External front-end load balancing
- Dependencies: HAProxy replacement, mostly likely GKE Gateway and Istio
- Teams: Ops, Foundations
External front-end load balancing is necessary to validate the deployment in the alternate region. This requires both external and internal LBs for all front-end-services.
Monitoring
- Dependencies: Eliminate X% Chef dependencies in Infra by moving infra away from Chef (migrate Prometheus infra to Kubernetes)
- Teams: Scalability:Observability, Ops, Foundations
Setup an alternate ops Kubernetes cluster in a different region that is scaled down to zero replicas.
Runners
Dependencies: Improve Chef provisioning time by using preconfigured golden OS images (optional, but desired) Teams: Scalability:Practices, Ops, Foundations
Ensure quotas are set and align with us-east1 in the alternate region for both runner managers and ephemeral VMs.
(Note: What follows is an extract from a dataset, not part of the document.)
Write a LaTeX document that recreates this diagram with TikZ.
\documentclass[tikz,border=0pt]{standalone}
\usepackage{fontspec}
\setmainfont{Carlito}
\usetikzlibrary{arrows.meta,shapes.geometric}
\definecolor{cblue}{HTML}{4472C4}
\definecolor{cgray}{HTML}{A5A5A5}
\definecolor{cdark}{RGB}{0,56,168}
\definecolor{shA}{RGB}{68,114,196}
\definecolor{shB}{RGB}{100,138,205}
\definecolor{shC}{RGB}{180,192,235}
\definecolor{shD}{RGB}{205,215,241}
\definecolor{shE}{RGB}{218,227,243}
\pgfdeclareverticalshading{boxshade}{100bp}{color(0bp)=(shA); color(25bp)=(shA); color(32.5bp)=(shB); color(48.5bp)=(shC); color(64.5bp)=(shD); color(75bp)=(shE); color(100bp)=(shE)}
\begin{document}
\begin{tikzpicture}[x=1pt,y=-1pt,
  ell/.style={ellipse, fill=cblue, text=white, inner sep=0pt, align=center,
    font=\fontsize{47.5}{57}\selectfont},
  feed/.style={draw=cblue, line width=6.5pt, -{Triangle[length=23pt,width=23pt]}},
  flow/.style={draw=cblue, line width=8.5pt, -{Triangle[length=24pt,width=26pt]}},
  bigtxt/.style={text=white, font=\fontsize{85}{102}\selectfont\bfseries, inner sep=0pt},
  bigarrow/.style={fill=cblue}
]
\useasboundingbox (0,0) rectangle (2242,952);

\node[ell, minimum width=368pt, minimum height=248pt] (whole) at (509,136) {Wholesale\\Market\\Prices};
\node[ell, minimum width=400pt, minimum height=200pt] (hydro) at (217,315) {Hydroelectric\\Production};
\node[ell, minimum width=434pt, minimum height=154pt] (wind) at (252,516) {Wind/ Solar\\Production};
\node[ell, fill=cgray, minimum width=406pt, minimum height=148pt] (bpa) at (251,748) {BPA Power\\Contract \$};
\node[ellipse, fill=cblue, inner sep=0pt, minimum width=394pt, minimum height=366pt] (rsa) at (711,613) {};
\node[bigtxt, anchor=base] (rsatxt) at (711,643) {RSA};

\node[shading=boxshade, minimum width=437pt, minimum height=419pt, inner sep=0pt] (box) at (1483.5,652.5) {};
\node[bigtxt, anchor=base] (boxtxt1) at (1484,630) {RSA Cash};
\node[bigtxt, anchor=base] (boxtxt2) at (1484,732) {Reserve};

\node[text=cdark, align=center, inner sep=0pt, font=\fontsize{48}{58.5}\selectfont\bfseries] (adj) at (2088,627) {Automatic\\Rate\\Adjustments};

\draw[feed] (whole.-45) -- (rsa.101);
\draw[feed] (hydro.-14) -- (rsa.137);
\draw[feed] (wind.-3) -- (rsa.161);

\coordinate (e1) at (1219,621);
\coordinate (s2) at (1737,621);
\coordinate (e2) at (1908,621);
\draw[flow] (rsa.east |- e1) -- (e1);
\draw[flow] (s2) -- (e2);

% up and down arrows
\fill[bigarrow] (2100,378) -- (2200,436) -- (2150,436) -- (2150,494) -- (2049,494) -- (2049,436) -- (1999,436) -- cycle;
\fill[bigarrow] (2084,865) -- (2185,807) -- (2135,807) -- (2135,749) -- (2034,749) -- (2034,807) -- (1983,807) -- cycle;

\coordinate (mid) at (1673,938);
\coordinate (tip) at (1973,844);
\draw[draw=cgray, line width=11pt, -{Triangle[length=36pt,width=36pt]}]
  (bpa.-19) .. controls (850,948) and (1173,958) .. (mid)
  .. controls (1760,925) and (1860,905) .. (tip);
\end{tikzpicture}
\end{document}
Setup and validate networking configuration with peering configuration.
Ops and Packaging
- Dependencies: Create an HA Chef server configuration to avoid an outage for a single zone failure
- Teams: Scalability:Practices, Ops, Foundations, Distribution
All image creation and packaging is done on a single VM, our operation tooling is also on a single VM. Both of these are single points of failures that have data stored locally. In the case of a regional outage, we would need to rebuild them from snapshot and lose about 4 hours of data.
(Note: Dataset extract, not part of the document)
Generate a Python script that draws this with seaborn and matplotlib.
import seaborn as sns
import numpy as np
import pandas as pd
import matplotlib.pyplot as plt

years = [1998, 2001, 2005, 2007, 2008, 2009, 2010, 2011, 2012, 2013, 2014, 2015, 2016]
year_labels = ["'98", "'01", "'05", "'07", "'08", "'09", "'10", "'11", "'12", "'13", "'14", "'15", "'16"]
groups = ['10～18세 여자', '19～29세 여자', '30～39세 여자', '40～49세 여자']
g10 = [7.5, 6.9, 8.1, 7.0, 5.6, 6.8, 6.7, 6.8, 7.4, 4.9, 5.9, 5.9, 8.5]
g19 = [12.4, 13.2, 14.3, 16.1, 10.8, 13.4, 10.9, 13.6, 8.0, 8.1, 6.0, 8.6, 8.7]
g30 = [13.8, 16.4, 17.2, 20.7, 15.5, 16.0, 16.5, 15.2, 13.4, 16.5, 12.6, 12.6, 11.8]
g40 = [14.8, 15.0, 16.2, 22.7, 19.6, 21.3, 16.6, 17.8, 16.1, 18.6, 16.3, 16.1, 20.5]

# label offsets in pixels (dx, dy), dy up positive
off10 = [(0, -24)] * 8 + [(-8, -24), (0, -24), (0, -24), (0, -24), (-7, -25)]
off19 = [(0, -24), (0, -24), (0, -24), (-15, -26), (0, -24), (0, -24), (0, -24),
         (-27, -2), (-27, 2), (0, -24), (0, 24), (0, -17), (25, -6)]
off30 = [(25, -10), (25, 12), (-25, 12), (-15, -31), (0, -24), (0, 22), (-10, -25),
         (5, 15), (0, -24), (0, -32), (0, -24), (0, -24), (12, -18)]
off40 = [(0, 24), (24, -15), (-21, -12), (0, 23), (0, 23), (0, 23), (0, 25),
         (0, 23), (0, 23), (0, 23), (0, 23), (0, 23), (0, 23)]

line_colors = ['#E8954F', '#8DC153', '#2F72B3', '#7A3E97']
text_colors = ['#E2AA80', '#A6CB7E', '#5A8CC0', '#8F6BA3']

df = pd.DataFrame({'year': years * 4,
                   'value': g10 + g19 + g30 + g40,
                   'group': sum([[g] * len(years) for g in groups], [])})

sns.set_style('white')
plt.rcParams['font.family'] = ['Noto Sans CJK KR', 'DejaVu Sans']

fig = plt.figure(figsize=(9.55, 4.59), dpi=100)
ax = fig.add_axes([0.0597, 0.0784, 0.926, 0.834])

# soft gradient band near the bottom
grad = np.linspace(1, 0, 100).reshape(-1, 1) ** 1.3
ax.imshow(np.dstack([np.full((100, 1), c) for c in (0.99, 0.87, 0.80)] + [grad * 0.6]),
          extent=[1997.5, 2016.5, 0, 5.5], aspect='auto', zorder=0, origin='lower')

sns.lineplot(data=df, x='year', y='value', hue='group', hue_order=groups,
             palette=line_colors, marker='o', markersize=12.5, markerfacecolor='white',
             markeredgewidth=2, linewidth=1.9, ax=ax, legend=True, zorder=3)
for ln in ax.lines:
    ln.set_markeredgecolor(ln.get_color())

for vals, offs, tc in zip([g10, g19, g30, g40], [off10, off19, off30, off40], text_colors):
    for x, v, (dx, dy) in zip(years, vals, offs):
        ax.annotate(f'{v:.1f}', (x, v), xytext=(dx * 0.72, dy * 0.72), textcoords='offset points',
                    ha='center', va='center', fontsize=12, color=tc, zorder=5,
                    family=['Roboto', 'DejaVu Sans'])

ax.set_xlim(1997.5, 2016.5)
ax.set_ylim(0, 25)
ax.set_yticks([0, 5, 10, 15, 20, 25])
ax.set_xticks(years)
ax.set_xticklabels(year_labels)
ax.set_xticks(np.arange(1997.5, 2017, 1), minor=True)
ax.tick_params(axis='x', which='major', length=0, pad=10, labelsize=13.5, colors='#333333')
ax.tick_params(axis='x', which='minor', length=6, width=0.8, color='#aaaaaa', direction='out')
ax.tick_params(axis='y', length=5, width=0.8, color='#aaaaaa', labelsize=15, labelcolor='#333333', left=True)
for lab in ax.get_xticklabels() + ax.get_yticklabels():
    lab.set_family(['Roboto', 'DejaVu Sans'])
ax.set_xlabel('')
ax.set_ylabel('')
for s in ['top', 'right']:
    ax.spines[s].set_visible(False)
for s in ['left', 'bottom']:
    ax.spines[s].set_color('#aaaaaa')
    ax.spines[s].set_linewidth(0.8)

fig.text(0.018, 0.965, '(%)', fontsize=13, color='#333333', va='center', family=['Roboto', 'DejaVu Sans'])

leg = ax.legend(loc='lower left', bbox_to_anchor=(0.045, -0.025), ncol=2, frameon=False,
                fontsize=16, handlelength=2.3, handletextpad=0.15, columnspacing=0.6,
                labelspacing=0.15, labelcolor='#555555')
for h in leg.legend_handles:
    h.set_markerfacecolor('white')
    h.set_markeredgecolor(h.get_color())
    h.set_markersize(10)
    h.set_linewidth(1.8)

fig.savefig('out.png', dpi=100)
The following are options to mitigate this risk:
- Move our packaging jobs to
ops.gitlab.net
so we eliminatedev.gitlab.org
as a single point of failure. - Use the Geo feature for
ops.gitlab.net
.
Regional Recovery Gameday
- Dependencies: Recovery improvements
- Teams: Ops
Following the improvements for regional recovery, a Gameday needs to be executed for end-to-end testing of the procedure. Once validated, it can be added to our existing disaster recovery runbook.